First woman to live with PygmiesDelia Akeley, also known by her nickname Mickie, did not believe that a woman’s place was in the home.  Her life was not to be dominated by the drudgery of washing dishes, cooking, sewing, and housekeeping.  Born Delia Denning in 1875, she grew up on a farm outside of Beaver Dam, the youngest of nine children of Irish immigrants.  Known for her hot temper, she had already displayed an independent spirit and resourcefulness when she ran away from home at the age of 13.  Just a year later, she married Arthur Reiss, a barber in Milwaukee.  It is thought that through Reiss she met her second husband, Carl Akeley, whom she married in 1902 after divorcing Reiss.  Akeley was a well-known taxidermist and animal hunter.  After they married, she made her first trip to Africa in 1905 to collect museum specimens for the Chicago Field Museum.  It was a long way from her birthplace in Beaver Dam to the bush land of Kenya where she worked shoulder to shoulder with her husband, hunting game.  Another famous hunter, Theodore Roosevelt, and his son Kermit joined one of the Akeley’s expeditions in 1909.  
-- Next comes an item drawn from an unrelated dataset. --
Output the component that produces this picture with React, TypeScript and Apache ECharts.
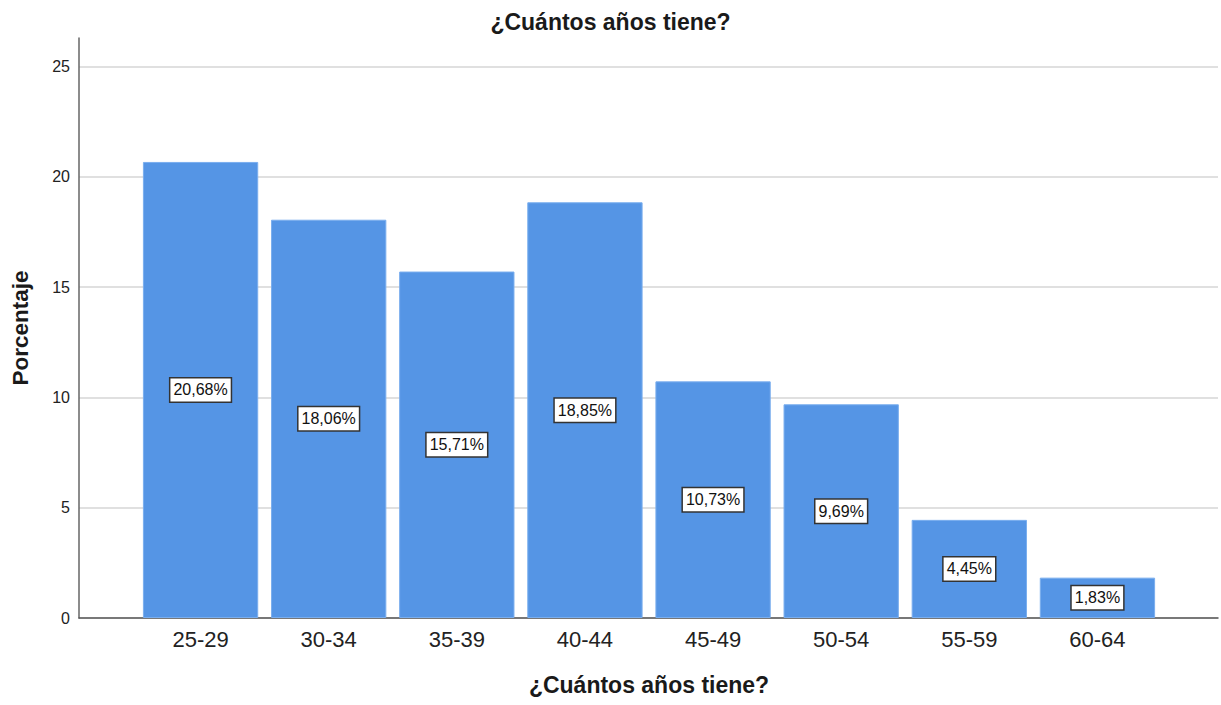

Delia divorced Carl in 1923, but she continued her adventurous life and led two further 

expeditions from Kenya into the Belgian Congo and to the Atlantic Ocean.  She traveled by truck, train, camel and dugout canoe, shot game for eventual display in the museum, braved fever and a Somali insurrection, and lived with the pygmy people of the Congo’s Ituri Forest.  Delia took photographs of the pygmies and recorded invaluable data about their customs, environments, and society.  Back in the United States she lectured widely and wrote several books about her travels, including Jungle Portraits, before her death in 1970 at the age of 94.  Delia Akeley was “the woman who shot elephants” for America’s natural history museums.  She was also the first woman to lead a safari, the first woman hired to collect wildlife samples for the Brooklyn Museum of Arts and Sciences in New York, and the first Western woman to transverse the African continent from ocean to ocean.   She was indeed a high-spirited and bold pioneer woman.  There are numerous women throughout our local history that have made significant contributions to our community and to our country.  Their roots are in the Beaver Dam area; some stayed to leave a legacy, others like Delia Ackley left and never returned.